Dangers of prolonged Compromise Agreement negotiations

Quite often negotiations over settlement of a dispute between employer and employee through use of a Compromise Agreement can be carried on in a world of their own, “without prejudice”, and without attention being given to the actual employment status of the employee in the interim. Typically, after initial hostile exchanges over some problem, a “without prejudice” discussion occurs and a fair degree of accord on the principal terms of a negotiated exit is reached; it is agreed that the employee will go off on garden leave while the full terms of a Compromise Agreement (“CA”) are worked out. Often nothing is put in writing “on the record”. So there is no dismissal, there is nothing formal saying that the employee is not at work with the employer’s blessing nor anything about pay continuing.

If the deal is completed there is no real problem for either side. But there are dangers lurking if the deal founders or merely goes through a sticky patch. For example, the employer may deny that he has agreed for the employee to have fully paid leave of absence. Although in that situation it may well be that if it came to a Tribunal hearing the employer would not be believed it could place the employee under pressure to, perhaps, accept a term in the CA that is causing a problem. For both employer and employee it is therefore desirable that the formal agreement of status pending a settlement is put in writing. If the employer does not do it it the employee should.

An example of how things can go wrong is revealed by a Court of Appeal case, Radecki v Kirklees Metropolitan Borough Council (Kirklees), the Court held that the effective date of termination (EDT) can be the date of an act that demonstrates a clear intention to terminate employment. In that case, stopping the employee's pay while he was suspended was a sufficiently unequivocal statement of such an intention. Despite continuing without prejudice negotiations the employer had unwittingly brought the contract to an end.

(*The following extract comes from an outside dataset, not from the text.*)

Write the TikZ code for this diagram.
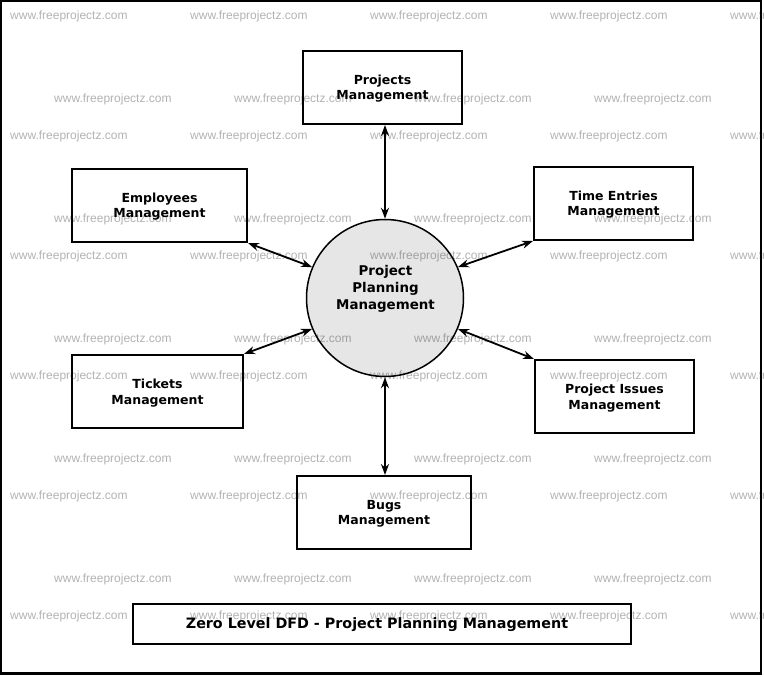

Mr Radecki was a teacher. He was suspended with pay. A disciplinary hearing was deferred while a compromise agreement was negotiated. A draft copy of it, headed 'without prejudice' and “subject to contract”, stated that the employment would “terminate by mutual consent on 31 October 2006”. Being “without prejudice” this statement of the end date was meaningless and ineffective. However, although the agreement was not yet finalized, let alone signed, Mr Radecki was removed from the payroll on this date. He must have known something was amiss as he received no pay in November or subsequently but, crucially and unhappily for him, did not do anything about that.

Eventually, on 22 February 2007, the teacher told his employer that he was unhappy with the terms of the compromise agreement. Kirklees then wrote to him on 5 March saying that his employment had terminated on the date he was removed from the payroll system as was mutually agreed.

Not altogether surprisingly and with a fair degree of expectation of success Mr Radecki lodged a claim of unfair dismissal at the tribunal on 7 March 2007. The tribunal found that his claim was out of time - the Effective Date of Termination(“EDT”) had been his removal from the payroll on 31 October 2006, some four months earlier. On appeal, the Employment Appeal Tribunal held that removing him from the payroll while he was suspended and negotiating a compromise agreement did not terminate his employment. The EDT was instead the date of the letter of 5 March, clearly stating that the employment relationship had ended.

The Court of Appeal allowed Kirklees’ appeal, stressing that, given the strictly enforced time limits for lodging claims (usually three months from the conduct complained of), it is important that employees can clearly establish their EDT. Although there was no consensual termination of the contract on 31 October as a result of the compromise agreement because it had never matured into a formal agreement the original Employment Tribunal’s finding that Mr Radecki knew he would not be paid from 31 October was sufficient to show that Kirklees had brought the employment to an end for EDT purposes. The claim was therefore lodged out of time.

Some lessons to be drawn from this
  • It is a good example of what can happen when negotiations over a compromise agreement go wrong. This can lead, amongst other things to a position where there is no clear statement regarding the date of dismissal.
  • Stopping an employee's salary can, in certain circumstances, be sufficient to constitute summary dismissal and the date on which payment of salary stops may therefore be the EDT. (However, if Mr Radecki had made a claim within three months of 31st October he might well have proved an unfair dismissal so employers are not recommended to this course. Indeed, I would warn against it as a general rule)
  • Although the Court of Appeal's judgment could be clearer, the EDT in cases where that date is not immediately clear (e.g. because of a lack of written record) will normally depend on the actions of the parties and the Employment Tribunal's interpretation of them.
  • To be on the safe side, employers should ensure that they communicate the date of dismissal clearly and unequivocally during any compromise agreement negotiations. In any event, employers will want to ensure they follow a fair procedure so they do not by mistake end up unfairly dismissing an employee without a compromise agreement having been agreed.
  • Employees should keep the position under constant review during negotiations and make sure that the record of status of employment is recorded formally. If the employer puts nothing in writing the employee should do so and send it to the employer.